The original plaza was composed of various toppings over a precast concrete double-tee structural slab. The driveway and visitors' parking area were paved with asphalt, and the walkways were topped with pavers. The north perimeter of the entrance plaza was landscaped, containing various soil depths. When the owner identified the deterioration, an initial condition survey performed by the engineering firm The Falcon Group was used to develop project specifications and drawings. Structural Preservation Systems, hired to demolish and reconstruct the entrance plaza, corrected these problems. After the existing toppings were removed, the contractor and engineer performed another condition survey to determine the extent of deterioration.
Considerable effort was devoted to preconstruction planning and site phasing to ensure the demolition and reconstruction process went smoothly and safely for both the onsite crews and the building's residents. The project team -- consisting of a project manager, superintendent, and foreman -- collaborated closely on all aspects of the project, including budget, working restrictions, phasing/site logistics, and, most importantly, expectations and procedures. Communication of the contractor's safety culture was also an important focus of planning meetings, in order to keep all parties safe.
The importance of safety also extended to the residents of the building, who needed to be able to use the entrance plaza during the project. Working closely with the owner and engineer, Structural Preservation Systems developed a phasing plan that identified which parking spots would be closed and where the barricades (in this case, post shores and polyethelene plastic) would be placed. To protect vehicles that would remain in the garage below, ethylene propylene diene monomer (EPDM) was installed over some of the repaired tee-to-tee joints as temporary waterproofing. Further, to maintain free and clear access to the front door, a site logistics plan was created to show how tenants could safely navigate the work area. Jersey barriers, orange snow fencing and post fencing were clearly color-coded so everyone would be aware of the site restrictions. The plan also highlighted the egress path for the tenants from the front main entrance. The owner informed the tenants about these phasing and logistics plans by distributing them and posting signs throughout the building.
The first phase of construction involved demolishing the various plaza toppings to make way for the new toppings and a waterproofing membrane. With the large volume of debris generated, it was critical to avoid point loading of the structural deck.

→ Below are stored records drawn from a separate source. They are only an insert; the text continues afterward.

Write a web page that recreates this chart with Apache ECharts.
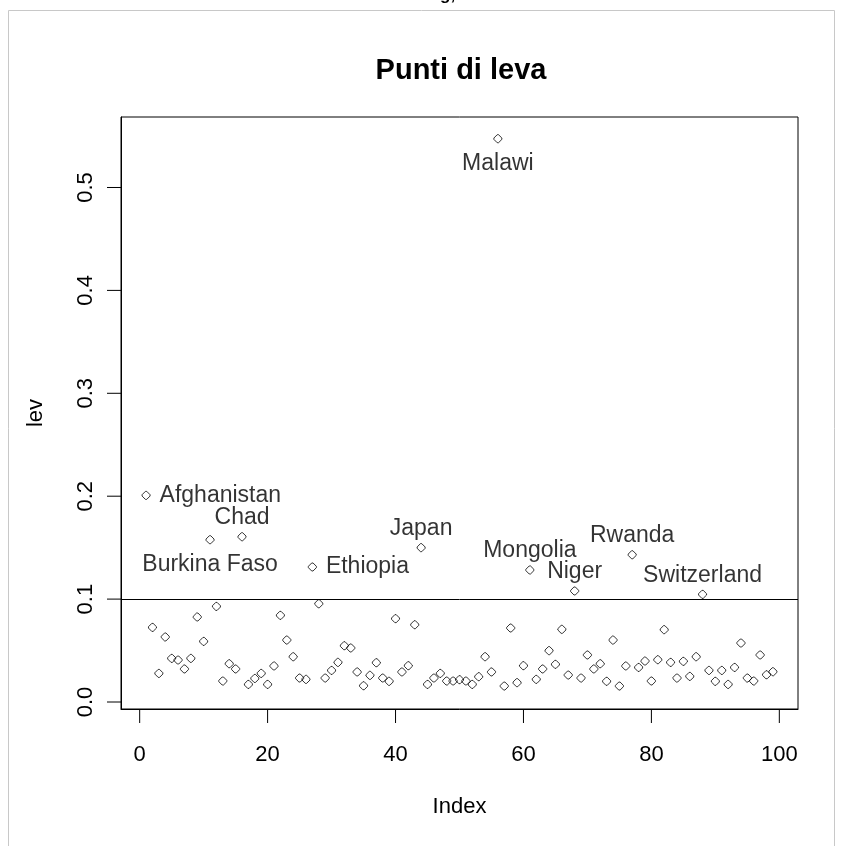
<!DOCTYPE html>
<html>
<head>
<meta charset="utf-8">
<script src="https://cdn.jsdelivr.net/npm/echarts@6/dist/echarts.min.js"></script>
<style>
  html, body { margin: 0; padding: 0; background: #fff; }
  #chart { width: 842px; height: 846px; }
</style>
</head>
<body>
<div id="chart"></div>
<script>
// Leverage (hat values) of each observation, in index order 1..99
const lev = [
  0.2008, 0.0725, 0.0278, 0.0632, 0.0424, 0.0408, 0.0321, 0.0424, 0.0826, 0.0589,
  0.1577, 0.0929, 0.0204, 0.0372, 0.0321, 0.1606, 0.0171, 0.0229, 0.0278, 0.0171,
  0.0350, 0.0842, 0.0602, 0.0440, 0.0233, 0.0220, 0.1312, 0.0955, 0.0233, 0.0307,
  0.0385, 0.0547, 0.0525, 0.0292, 0.0158, 0.0259, 0.0382, 0.0233, 0.0201, 0.0810,
  0.0292, 0.0353, 0.0751, 0.1500, 0.0171, 0.0233, 0.0278, 0.0204, 0.0204, 0.0217,
  0.0204, 0.0171, 0.0246, 0.0440, 0.0292, 0.5474, 0.0155, 0.0719, 0.0188, 0.0353,
  0.1283, 0.0220, 0.0321, 0.0499, 0.0366, 0.0706, 0.0262, 0.1079, 0.0233, 0.0457,
  0.0321, 0.0372, 0.0201, 0.0602, 0.0155, 0.0350, 0.1431, 0.0336, 0.0398, 0.0204,
  0.0411, 0.0703, 0.0385, 0.0233, 0.0395, 0.0249, 0.0440, 0.1046, 0.0307, 0.0201,
  0.0307, 0.0171, 0.0336, 0.0573, 0.0233, 0.0204, 0.0457, 0.0265, 0.0294
];

// Observations above the cutoff, labelled by country
const flaggedIndex = [1, 11, 16, 27, 44, 56, 61, 68, 77, 88];
const flaggedNames = ['Afghanistan', 'Burkina Faso', 'Chad', 'Ethiopia', 'Japan',
                      'Malawi', 'Mongolia', 'Niger', 'Rwanda', 'Switzerland'];

const cutoff = 0.1;
const xTicks = [0, 20, 40, 60, 80, 100];
const yTicks = [0, 0.1, 0.2, 0.3, 0.4, 0.5];

// where each country name sits relative to its point
const side = {
  'Afghanistan': 'right', 'Ethiopia': 'right',
  'Burkina Faso': 'bottom', 'Malawi': 'bottom'
};

const FONT = '"Liberation Sans", Arial, sans-serif';
const TICK_LEN = 14;

// axis ranges padded 4% beyond the data, as in base graphics
const xMin = -2.92, xMax = 102.92;
const yMin = -0.0068, yMax = 0.5685;

const points = lev.map((v, i) => {
  const item = { value: [i + 1, v] };
  const k = flaggedIndex.indexOf(i + 1);
  if (k >= 0) {
    const pos = side[flaggedNames[k]] || 'top';
    item.label = {
      show: true,
      formatter: flaggedNames[k],
      position: pos,
      distance: pos === 'right' ? 9 : (pos === 'bottom' ? 9 : 3)
    };
  }
  return item;
});

// outward tick marks, placed through the cartesian scales
function tickSeries(values, horizontal) {
  return {
    type: 'custom',
    silent: true,
    clip: false,
    z: 5,
    data: values.map(v => horizontal ? [v, yMin] : [xMin, v]),
    renderItem: (params, api) => {
      const p = api.coord([api.value(0), api.value(1)]);
      const shape = horizontal
        ? { x1: p[0], y1: p[1], x2: p[0], y2: p[1] + TICK_LEN }
        : { x1: p[0] - TICK_LEN, y1: p[1], x2: p[0], y2: p[1] };
      return {
        type: 'line',
        shape: shape,
        style: { stroke: '#000', lineWidth: 1 }
      };
    }
  };
}

const chart = echarts.init(document.getElementById('chart'), null, { renderer: 'canvas' });

chart.setOption({
  animation: false,
  backgroundColor: '#fff',
  title: {
    text: 'Punti di leva',
    left: 456,
    top: 51,
    textAlign: 'center',
    textStyle: { fontFamily: FONT, fontSize: 29, fontWeight: 'bold', color: '#000' }
  },
  graphic: [
    {
      type: 'rect',
      shape: { x: 8.5, y: 10.5, width: 826, height: 860 },
      style: { fill: 'none', stroke: '#c8c8c8', lineWidth: 1 },
      silent: true
    },
    {
      type: 'text',
      left: 440,
      top: -13,
      style: { text: 'g,', font: 'bold 17px ' + FONT, fill: '#000' },
      silent: true
    }
  ],
  grid: {
    left: 121, top: 117, width: 677, height: 592,
    show: true, borderColor: '#000', borderWidth: 1, backgroundColor: 'transparent'
  },
  xAxis: {
    type: 'value',
    min: xMin, max: xMax,
    name: 'Index',
    nameLocation: 'middle',
    nameGap: 87,
    nameTextStyle: { fontFamily: FONT, fontSize: 22, color: '#000' },
    axisLine: { show: true, onZero: false, lineStyle: { color: '#000', width: 1 } },
    splitLine: { show: false },
    axisTick: { show: false },
    axisLabel: {
      show: true, margin: 35,
      customValues: xTicks,
      fontFamily: FONT, fontSize: 22, color: '#000'
    }
  },
  yAxis: {
    type: 'value',
    min: yMin, max: yMax,
    name: 'lev',
    nameLocation: 'middle',
    nameGap: 74,
    nameRotate: 90,
    nameTextStyle: { fontFamily: FONT, fontSize: 22, color: '#000' },
    axisLine: { show: true, onZero: false, lineStyle: { color: '#000', width: 1 } },
    splitLine: { show: false },
    axisTick: { show: false },
    axisLabel: {
      show: true, margin: 24, rotate: 90,
      customValues: yTicks,
      formatter: v => v.toFixed(1),
      fontFamily: FONT, fontSize: 22, color: '#000'
    }
  },
  series: [
    {
      type: 'scatter',
      data: points,
      symbol: 'path://M2.5,0 L3.5,0 L6,2.5 L6,3.5 L3.5,6 L2.5,6 L0,3.5 L0,2.5 Z',
      symbolSize: 8,
      itemStyle: { color: 'rgba(0,0,0,0)', borderColor: '#000', borderWidth: 1 },
      label: { fontFamily: FONT, fontSize: 23, color: '#000' },
      emphasis: { disabled: true },
      markLine: {
        silent: true,
        symbol: 'none',
        label: { show: false },
        lineStyle: { color: '#000', width: 1, type: 'solid' },
        data: [{ yAxis: cutoff }]
      }
    },
    tickSeries(xTicks, true),
    tickSeries(yTicks, false)
  ]
});
</script>
</body>
</html>
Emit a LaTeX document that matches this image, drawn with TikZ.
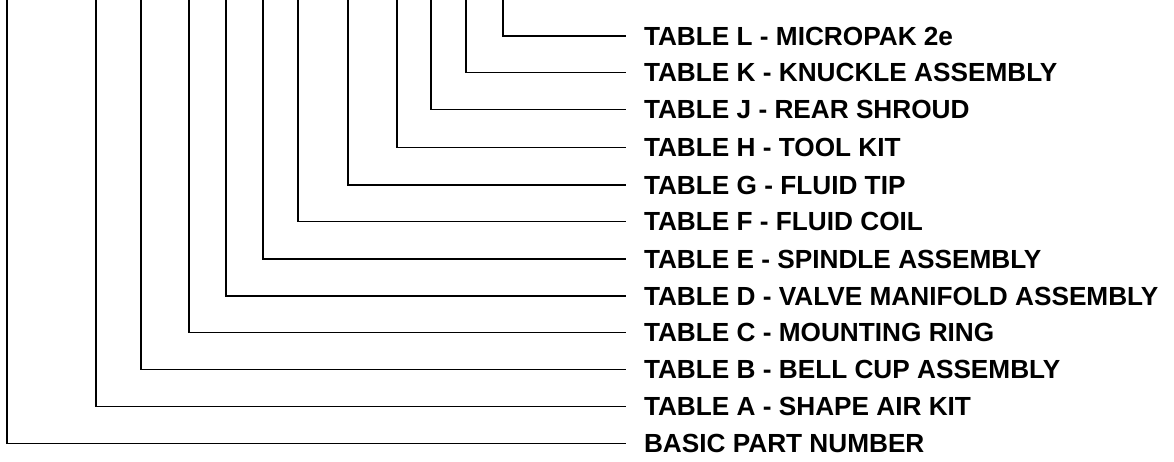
\documentclass[tikz,border=0pt]{standalone}
\usepackage{fontspec}
\setmainfont{Liberation Sans}
\usetikzlibrary{positioning}

\tikzset{
	tbl/.style={anchor=west, inner sep=0pt, outer xsep=18pt, font=\bfseries\fontsize{26.2}{30}\selectfont},
	lead/.style={line width=1.8pt}
}

\begin{document}
\begin{tikzpicture}[x=1pt,y=-1pt]
	\useasboundingbox (0,0) rectangle (1174,462);
	
	\coordinate (topL) at (503,0);
	\coordinate (topK) at (466,0);
	\coordinate (topJ) at (431,0);
	\coordinate (topH) at (397,0);
	\coordinate (topG) at (348,0);
	\coordinate (topF) at (298,0);
	\coordinate (topE) at (263,0);
	\coordinate (topD) at (226,0);
	\coordinate (topC) at (189,0);
	\coordinate (topB) at (141,0);
	\coordinate (topA) at (96,0);
	\coordinate (topBasic) at (7,0);
	
	\node (tblL)[tbl] at (626,36) {TABLE L - MICROPAK 2e};
	\node (tblK)[tbl] at (626,72.5) {TABLE K - KNUCKLE ASSEMBLY};
	\node (tblJ)[tbl] at (626,109.5) {TABLE J - REAR SHROUD};
	\node (tblH)[tbl] at (626,147.5) {TABLE H - TOOL KIT};
	\node (tblG)[tbl] at (626,185) {TABLE G - FLUID TIP};
	\node (tblF)[tbl] at (626,221.5) {TABLE F - FLUID COIL};
	\node (tblE)[tbl] at (626,259) {TABLE E - SPINDLE ASSEMBLY};
	\node (tblD)[tbl] at (626,296) {TABLE D - VALVE MANIFOLD ASSEMBLY};
	\node (tblC)[tbl] at (626,332.5) {TABLE C - MOUNTING RING};
	\node (tblB)[tbl] at (626,369.5) {TABLE B - BELL CUP ASSEMBLY};
	\node (tblA)[tbl] at (626,406.5) {TABLE A - SHAPE AIR KIT};
	\node (basic)[tbl] at (626,443.5) {BASIC PART NUMBER};
	
	\draw[lead] (topL) |- (tblL.west);
	\draw[lead] (topK) |- (tblK.west);
	\draw[lead] (topJ) |- (tblJ.west);
	\draw[lead] (topH) |- (tblH.west);
	\draw[lead] (topG) |- (tblG.west);
	\draw[lead] (topF) |- (tblF.west);
	\draw[lead] (topE) |- (tblE.west);
	\draw[lead] (topD) |- (tblD.west);
	\draw[lead] (topC) |- (tblC.west);
	\draw[lead] (topB) |- (tblB.west);
	\draw[lead] (topA) |- (tblA.west);
	\draw[lead] (topBasic) |- (basic.west);
\end{tikzpicture}
\end{document}
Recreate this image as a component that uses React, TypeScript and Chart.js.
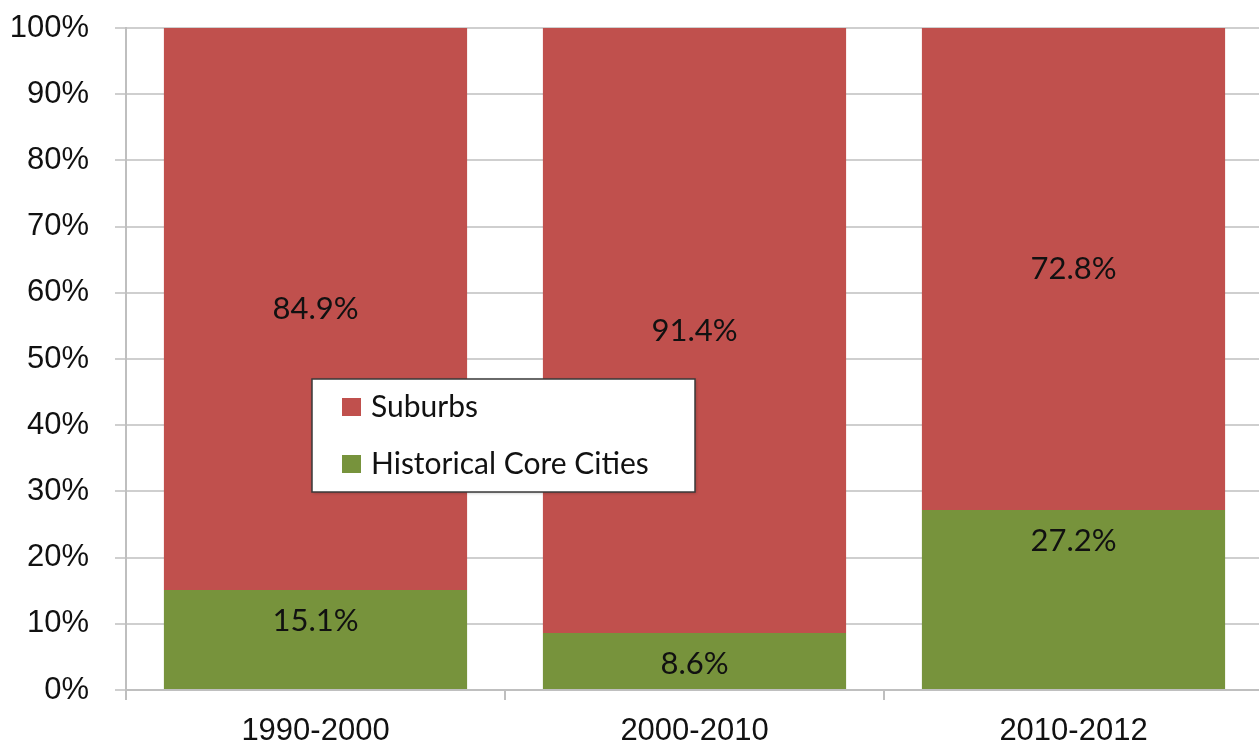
import React, { useEffect, useRef } from "react";
import { Chart, registerables } from "chart.js";

Chart.register(...registerables);

const categories = ["1990-2000", "2000-2010", "2010-2012"];
const coreCities = [15.1, 8.6, 27.2];
const suburbs = [84.9, 91.4, 72.8];
const seriesLabels = ["Historical Core Cities", "Suburbs"];
const seriesColors = ["#77933C", "#C0504D"];

const labelPlugin = {
  id: "valueLabels",
  afterDatasetsDraw(chart: any) {
    const ctx = chart.ctx;
    ctx.save();
    ctx.font = "31px Lato";
    ctx.fillStyle = "#111111";
    ctx.textAlign = "center";
    ctx.textBaseline = "middle";
    chart.data.datasets.forEach((ds: any, di: number) => {
      const meta = chart.getDatasetMeta(di);
      meta.data.forEach((el: any, i: number) => {
        const v = ds.data[i];
        const txt = v.toFixed(1) + "%";
        let y;
        if (di === 0) y = el.y + 31;
        else y = (el.y + el.base) / 2;
        ctx.fillText(txt, el.x, y);
      });
    });
    ctx.restore();
  },
};

const legendPlugin = {
  id: "insideLegend",
  afterDraw(chart: any) {
    const ctx = chart.ctx;
    const a = chart.chartArea;
    const left = a.left + 186;
    const top = a.top + 351;
    const w = 383;
    const h = 113;
    ctx.save();
    ctx.shadowColor = "rgba(0,0,0,0.25)";
    ctx.shadowBlur = 3;
    ctx.shadowOffsetX = 1;
    ctx.shadowOffsetY = 1;
    ctx.fillStyle = "#ffffff";
    ctx.fillRect(left, top, w, h);
    ctx.shadowColor = "transparent";
    ctx.strokeStyle = "#3a3a3a";
    ctx.lineWidth = 1.5;
    ctx.strokeRect(left, top, w, h);
    const order = [1, 0];
    ctx.font = "30px Lato";
    ctx.textAlign = "left";
    ctx.textBaseline = "middle";
    order.forEach((di, k) => {
      const ds = chart.data.datasets[di];
      const cy = top + 28 + k * 57;
      ctx.fillStyle = ds.backgroundColor;
      ctx.fillRect(left + 30, cy - 9, 19, 18);
      ctx.fillStyle = "#111111";
      ctx.fillText(ds.label, left + 59, cy);
    });
    ctx.restore();
  },
};

export default function App() {
  const ref = useRef<HTMLCanvasElement>(null);
  useEffect(() => {
    if (!ref.current) return;
    const chart = new Chart(ref.current, {
      type: "bar",
      data: {
        labels: categories,
        datasets: [
          {
            label: seriesLabels[0],
            data: coreCities,
            backgroundColor: seriesColors[0],
            categoryPercentage: 1,
            barPercentage: 0.8,
          },
          {
            label: seriesLabels[1],
            data: suburbs,
            backgroundColor: seriesColors[1],
            categoryPercentage: 1,
            barPercentage: 0.8,
          },
        ],
      },
      options: {
        animation: false,
        responsive: false,
        maintainAspectRatio: false,
        layout: { padding: { top: 28, right: 7, left: 0, bottom: 0 } },
        plugins: {
          legend: { display: false },
          tooltip: { enabled: false },
        },
        scales: {
          x: {
            stacked: true,
            grid: {
              display: true,
              drawOnChartArea: false,
              drawTicks: true,
              tickLength: 10,
              color: "#bfbfbf",
              lineWidth: 2,
              offset: true,
            },
            border: { display: true, color: "#bfbfbf", width: 2 },
            ticks: {
              font: { family: "Liberation Sans", size: 31 },
              color: "#111111",
              padding: 13,
              maxRotation: 0,
            },
            afterFit(scale: any) {
              scale.height = 60;
              scale.paddingLeft = 0;
              scale.paddingRight = 0;
            },
          },
          y: {
            stacked: true,
            min: 0,
            max: 100,
            grid: {
              color: "#cfcfcf",
              lineWidth: 2,
              tickLength: 11,
              drawTicks: true,
            },
            border: { display: true, color: "#bfbfbf", width: 2 },
            ticks: {
              stepSize: 10,
              font: { family: "Liberation Sans", size: 31 },
              color: "#111111",
              padding: 26,
              callback: (v: any) => v + "%",
            },
            afterFit(scale: any) {
              scale.width = 126;
              scale.paddingTop = 0;
              scale.paddingBottom = 0;
            },
          },
        },
      },
      plugins: [labelPlugin, legendPlugin],
    });
    return () => chart.destroy();
  }, []);
  return (
    <div
      style={{
        position: "fixed",
        left: 0,
        top: 0,
        width: 1259,
        height: 750,
        overflow: "hidden",
        background: "#fff",
      }}
    >
      <canvas ref={ref} width={1270} height={750} style={{ width: 1270, height: 750, display: "block" }} />
    </div>
  );
}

The deck could support lighter machinery such as skidsteers, but heavier trucks and containers were set on grade to avoid any structural problems. The existing soil was not piled too high to avoid structural damage to the deck. Once the toppings were disposed of completely, the existing waterproofing membrane was removed with the aid of ride-on scrapers, as well as handheld grinders for hard-to-reach areas. Any membrane still bonded to the deck after this process was removed by hydrodemolition. It also was determined that it was necessary to install additional drains to help prevent the water from ponding on the plaza.
With a clean structural deck, the engineer and contractor performed a condition survey to determine the extent of the concrete restoration. A few spall repairs were required, and most of the grout in the tee-to-tee joints had to be replaced. New drains were installed in the structural deck to allow for better drainage and prevent the pooling that had led to the failure of the waterproofing membrane.